16.5 Cilium: eBPF-Powered Networking, Observability, and Security

Alright, let’s roll up our sleeves and talk about Cilium. If the basic CNI plugins we’ve discussed are like reliable, simple sedans, Cilium is a fully-loaded, self-driving concept car from the future. It still connects your pods to the network, which is its job as a CNI plugin, but it throws out the old, cumbersome iptables-based plumbing and replaces it with eBPF. This isn’t just an incremental upgrade; it’s a fundamental rewrite of the kernel’s networking and security logic, and it changes everything.

eBPF lets Cilium inject highly efficient, sandboxed programs directly into the Linux kernel. Instead of a packet taking a tortuous path through a forest of iptables chains (and trust me, in a large cluster, that forest is a nightmare to navigate), an eBPF program can make a near-instantaneous decision: “Allow this packet,” “Drop this packet,” or “Send it over there.” This happens at the kernel level, before the packet even has a chance to waste CPU cycles traveling to user space and back. The performance and observability gains are, frankly, absurd.

How Cilium Uses eBPF to Actually Make Sense of Your Cluster

Remember trying to decipher connection issues with iptables -L -v -n --line-numbers and wanting to cry? Cilium fixes that by moving the complexity into intelligent, self-documenting programs. For networking, it uses eBPF to replace the kube-proxy component. Traditional kube-proxy manages thousands of iptables rules for Service load balancing. Cilium’s eBPF implementation handles this with a tiny, efficient hash table lookup. It’s the difference between searching for a book in a library by scanning every shelf versus just looking up its dewey decimal code.

But it doesn’t stop there. Because eBPF has deep visibility into kernel syscalls and network stack, Cilium can provide Hubble—a built-in, fully distributed observability platform. It’s like tcpdump for your entire cluster, without the massive performance overhead, giving you a crystal-clear view of service dependencies and traffic flow.

Here’s a taste of the Cilium CLI. Forget parsing thousands of lines of iptables; this is how you see allowed network policy:

# Get a quick overview of the health of your Cilium deployment
cilium status

# See the entire network policy universe for a specific pod
cilium monitor --related-to pod-name my-app-pod-abcd123

# Hubble in action: see real-time flow logs for everything
hubble observe

Writing Policies That Don’t Suck: The CiliumNetworkPolicy

Kubernetes native NetworkPolicies are… fine. They’re the lowest common denominator. Cilium supercharges this with its own CRD, CiliumNetworkPolicy (CNP), which is what you actually want to use. It supports way more expressive rules, including DNS-aware security, HTTP-level allow-listing, and service account-based rules that don’t make you want to pull your hair out.

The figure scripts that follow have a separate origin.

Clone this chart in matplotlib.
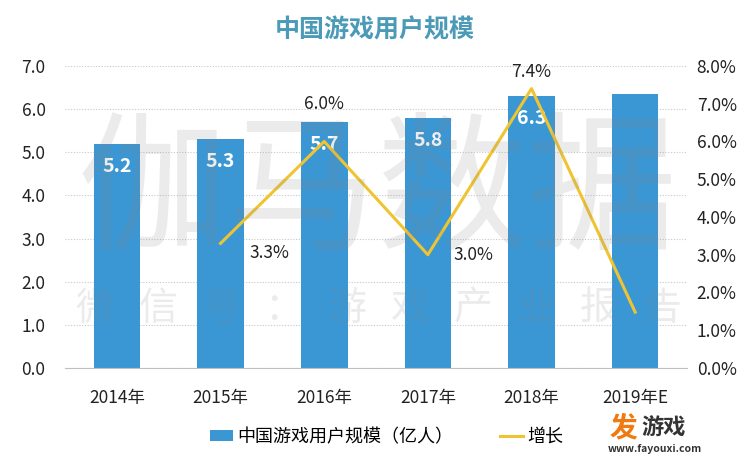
import matplotlib
matplotlib.use('Agg')
import matplotlib.pyplot as plt
from matplotlib.ticker import FuncFormatter

plt.rcParams['font.family'] = ['Noto Sans CJK SC', 'DejaVu Sans']

# data
years = ['2014年', '2015年', '2016年', '2017年', '2018年', '2019年E']
users = [5.2, 5.3, 5.7, 5.8, 6.3, 6.36]
user_labels = ['5.2', '5.3', '5.7', '5.8', '6.3', '']
growth_years = ['2015年', '2016年', '2017年', '2018年', '2019年E']
growth = [3.3, 6.0, 3.0, 7.4, 1.48]
growth_labels = ['3.3%', '6.0%', '3.0%', '7.4%', '']
# label offsets in points (right of / above the point, like the original)
growth_offsets = [(35, -7), (0, 27), (33, 0), (0, 12), (0, 0)]

bar_color = '#3a97d4'
line_color = '#f0c430'
text_color = '#222222'

fig = plt.figure(figsize=(7.5, 4.61), dpi=100)
ax = fig.add_axes([0.0867, 0.2017, 0.8293, 0.6553])
x = list(range(len(years)))
bars = ax.bar(x, users, width=0.45, color=bar_color, zorder=2, label='中国游戏用户规模（亿人）')
ax.set_xlim(-0.5, len(years) - 0.5)
ax.set_ylim(0, 7)
ax.set_yticks(range(8))
ax.yaxis.set_major_formatter(FuncFormatter(lambda v, p: f'{v:.1f}'))
ax.set_xticks(x)
ax.set_xticklabels(years)
ax.grid(axis='y', color='#c8c8c8', linestyle=(0, (1, 1.5)), linewidth=0.8, zorder=0)
for s in ['top', 'right', 'left']:
    ax.spines[s].set_visible(False)
ax.spines['bottom'].set_color('#bfbfbf')
ax.tick_params(length=0, labelsize=12.5, colors=text_color)
ax.tick_params(axis='y', pad=14)
ax.tick_params(axis='x', pad=15)

for b, lab in zip(bars, user_labels):
    if lab:
        ax.text(b.get_x() + b.get_width() / 2, b.get_height() - 0.52, lab,
                ha='center', va='center', color='white', fontsize=14, fontweight='bold', zorder=5)

ax2 = ax.twinx()
gx = [years.index(g) for g in growth_years]
ax2.plot(gx, growth, color=line_color, linewidth=2.2, zorder=3, label='增长')
ax2.set_ylim(0, 8)
ax2.set_yticks(range(9))
ax2.yaxis.set_major_formatter(FuncFormatter(lambda v, p: f'{v:.1f}%'))
for s in ['top', 'right', 'left', 'bottom']:
    ax2.spines[s].set_visible(False)
ax2.tick_params(length=0, labelsize=12.5, colors=text_color, pad=7)

for xi, g, lab, off in zip(gx, growth, growth_labels, growth_offsets):
    if lab:
        ax2.annotate(lab, (xi, g), xytext=off, textcoords='offset points',
                     ha='center', va='center', fontsize=12.5, color=text_color)

# faint watermarks over the plot
fig.text(0.503, 0.577, '伽马数据', ha='center', va='center', fontsize=108,
         color='#888888', alpha=0.16, zorder=10)
mark = '微信号：游戏产业报告'
for i, ch in enumerate(mark):
    fig.text((95 + i * 63) / 750, 0.33, ch, ha='center', va='center', fontsize=28,
             color='#888888', alpha=0.16, zorder=10)

fig.text(0.5, 0.935, '中国游戏用户规模', ha='center', va='center', fontsize=18,
         fontweight='bold', color='#4a9ab8')

h1, l1 = ax.get_legend_handles_labels()
h2, l2 = ax2.get_legend_handles_labels()
fig.legend(h1 + h2, l1 + l2, loc='center', bbox_to_anchor=(0.515, 0.052), ncol=2, frameon=False,
           fontsize=13, handlelength=1.3, handleheight=0.6, columnspacing=2.6, handletextpad=0.2)

# site logo bottom right
fig.text(0.813, 0.07, '发', ha='left', va='center', fontsize=20, fontweight='bold', color='#f07a10')
fig.text(0.855, 0.07, '游戏', ha='left', va='center', fontsize=16, fontweight='bold', color='#333333')
fig.text(0.873, 0.027, 'www.fayouxi.com', ha='center', va='center', fontsize=7.5, fontweight='bold',
         color='#333333')

fig.savefig('out.png', dpi=100)
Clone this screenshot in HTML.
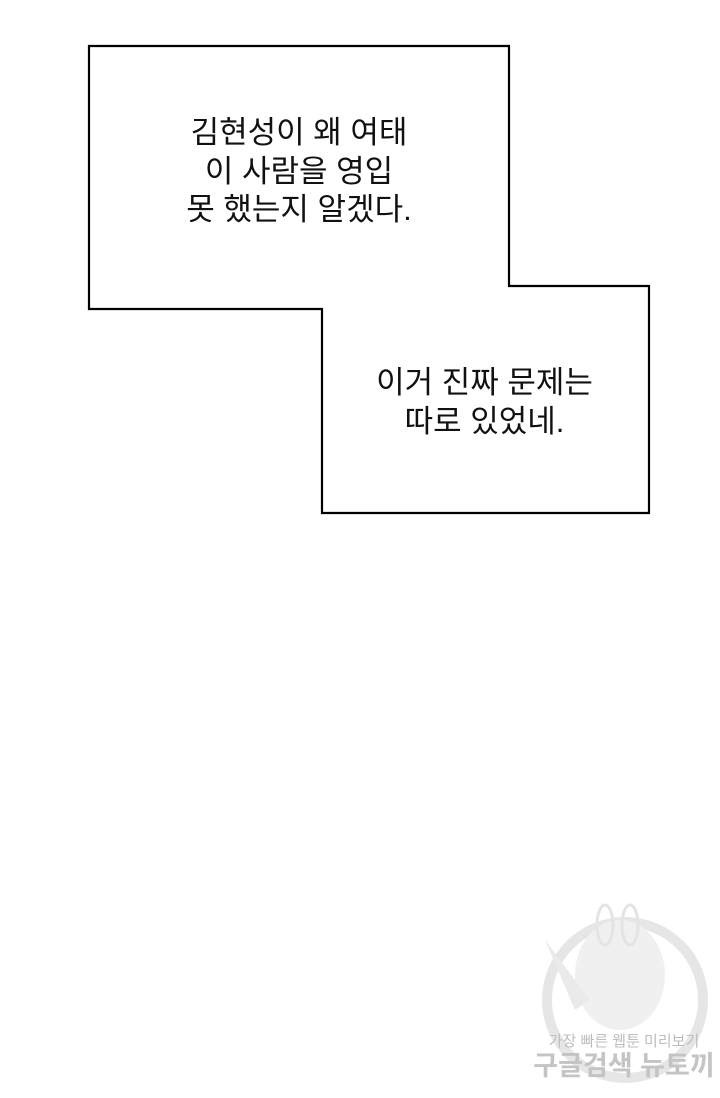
<!DOCTYPE html>
<html><head><meta charset="utf-8"><style>
body{margin:0;width:720px;height:1098px;background:#fff;position:relative;overflow:hidden;font-family:"Liberation Sans","Noto Sans CJK KR",sans-serif;}
.t{position:absolute;text-align:center;font-size:31px;line-height:38.5px;color:#111;white-space:nowrap}
</style></head><body>
<svg width="720" height="1098" style="position:absolute;left:0;top:0">
<polygon points="89,46 509,46 509,286 649,286 649,513 322,513 322,309 89,309" fill="#fff" stroke="#000" stroke-width="2.2"/>
<circle cx="625" cy="1000" r="78" fill="none" stroke="#e6e6e6" stroke-width="10"/>
<ellipse cx="620" cy="975" rx="45" ry="55" fill="#f0f0f0"/>
<ellipse cx="605" cy="925" rx="8" ry="20" fill="none" stroke="#e4e4e4" stroke-width="3"/>
<ellipse cx="630" cy="925" rx="8" ry="20" fill="none" stroke="#e4e4e4" stroke-width="3"/>
<path d="M545,940 L590,1000 L575,1010 Z" fill="#eaeaea"/>
<text x="624" y="1046" font-size="15" fill="#bdbdbd" text-anchor="middle" font-family="Liberation Sans,Noto Sans CJK KR,sans-serif">가장 빠른 웹툰 미리보기</text>
<text x="624" y="1075" font-size="27" font-weight="bold" fill="#c4c4c4" text-anchor="middle" font-family="Liberation Sans,Noto Sans CJK KR,sans-serif">구글검색 뉴토끼</text>
</svg>
<div class="t" style="left:89px;width:420px;top:114px">김현성이 왜 여태<br>이 사람을 영입<br>못 했는지 알겠다.</div>
<div class="t" style="left:322px;width:325px;top:364px">이거 진짜 문제는<br>따로 있었네.</div>
</body></html>
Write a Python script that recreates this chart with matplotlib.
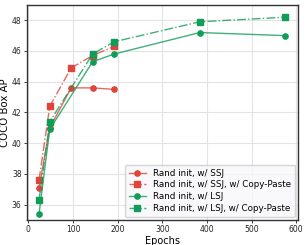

Let’s say you have a API pod that should only receive POST and GET requests on /api/v1/* from a specific frontend service account. Doing this with a native NetworkPolicy is impossible. With Cilium, it’s Tuesday.

apiVersion: cilium.io/v2
kind: CiliumNetworkPolicy
metadata:
  name: restrict-api-access
  namespace: production
spec:
  endpointSelector:
    matchLabels:
      app: my-special-api
  ingress:
  - fromEndpoints:
    - matchLabels:
        io.kubernetes.pod.namespace: production
        k8s:app: frontend-app
    toPorts:
    - ports:
      - port: "8080"
        protocol: TCP
      rules:
        http:
        - method: "POST"
          path: "/api/v1/.*"
        - method: "GET"
          path: "/api/v1/.*"

This policy is a masterpiece of specificity. It doesn’t just allow traffic from the frontend pods; it allows only certain types of HTTP traffic from them. This is L7 policy enforcement, and it’s a game-changer for reducing your attack surface. The kernel enforces these HTTP rules via eBPF, not some clunky sidecar proxy.

The Rough Edges and Where to Watch Your Step

It’s not all rainbows. Cilium is complex. You’re managing a core kernel-level component. You need a recent Linux kernel (4.9.17+ is the absolute bare minimum, but you really want 5.10 or later to get all the goodies). Upgrading Cilium itself is a more delicate operation than upgrading a simple DaemonSet; you’re essentially performing open-heart surgery on your cluster’s networking. You must read the release notes and have a rollback plan.

Another common pitfall is assuming eBPF is magic dust that makes all hardware limitations vanish. It doesn’t. You still need sufficient CPU and memory on your worker nodes for the Cilium agent and, more importantly, for the kernel to compile and run the eBPF programs. Under-provisioned nodes will feel the pain.

The best practice? Start in a non-production cluster. Use Hubble to understand your traffic flows before you start dropping traffic with aggressive policies. And for the love of all that is holy, use the cilium CLI tool. It is your brilliant debugger, your best friend, and the reason you’ll never go back to staring at iptables rules again. It’s the difference between having a map of the library and just knowing there are a lot of books in there.